Weitere Themenschwerpunkte der Entscheidung 1. Zur Frage von Unwahrheiten bei der Beantwortung der Frage des Amtsleiters und im Rahmen der Anhörung (nachgeschobene Kündigungsgründe): Das Arbeitsgericht hat insoweit einen wichtigen Grund i.S.d. § 626 Abs. 1 BGB verneint. Es hat bereits keine Auskunftspflicht der Klägerin im Rahmen der Anhörung bejaht (Rn. 77, 78 der Entscheidung). Außerdem habe die Beklagte nicht ausreichend dargelegt, dass die Klägerin bei der Beantwortung der Anhörungsfragen die Unwahrheit gesagt habe. Der Vortrag reiche auch nicht dafür aus, einen dringenden diesbezüglichen Verdacht zu begründen. Was die Frage des Amtsleiters angehe, habe gleichfalls keine Auskunftspflicht bestanden, so dass es keine Rolle spiele, dass die Klägerin insoweit die Unwahrheit gesagt habe. Im Übrigen fehle es in jedem Fall an der erforderlichen Abmahnung. 2. Zur eidesstattlichen Versicherung (Kündigung vom 18.03.2024): Auch diesbezüglich liege, so zu Recht das Arbeitsgericht, kein wichtiger Grund i.S.d. § 626 Abs. 1 BGB vor. Die Klägerin habe nicht vorsätzlich gehandelt, sondern grob fahrlässig die unrichtige eidesstattliche Versicherung ungeprüft unterschrieben.

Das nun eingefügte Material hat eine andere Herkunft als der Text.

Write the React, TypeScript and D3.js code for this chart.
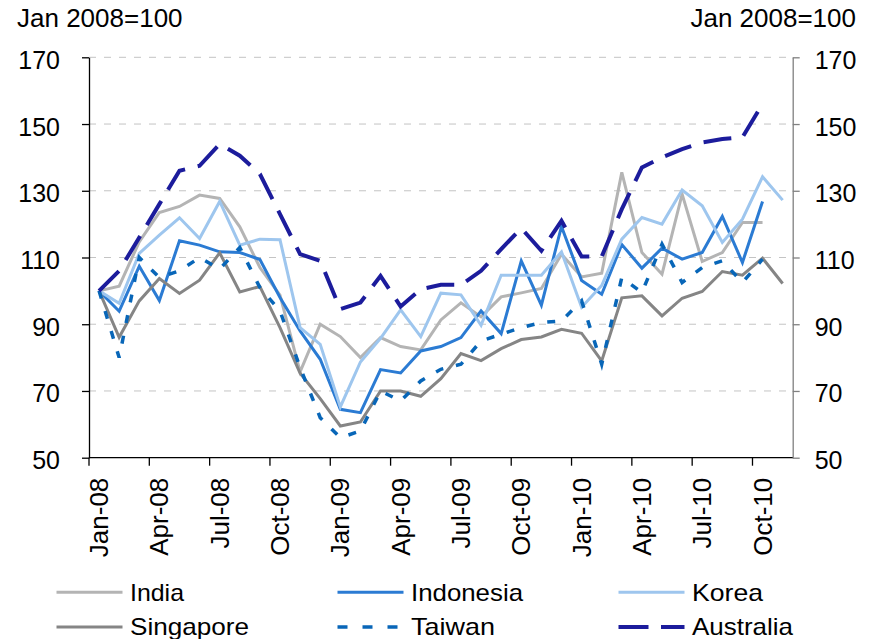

Dieses Fehlverhalten rechtfertige aber ohne vorausgegangene Abmahnung keine außerordentliche fristlose Kündigung. 3. Zu den allgemeinen Feststellungsanträgen: Insoweit fehlt es mangels Vortrags zur objektiven Gefahr weiterer Auflösungstatbestände und möglicher Folgekündigungen am erforderlichen Feststellungsinteresse (§ 256 Abs. 1 ZPO; vgl. BAG, Urt. v. 27.01.1994 - 2 AZR 484/93 Rn. 28). 4. Zum Antrag auf Weiterbeschäftigung: Auf der Basis der Rechtsprechung des BAG (Beschl. v. 27.02.1985 - GS 1/84) hat das ArbG Köln angesichts der Unwirksamkeit aller Kündigungen zutreffend den Weiterbeschäftigungsanspruch der Klägerin bejaht.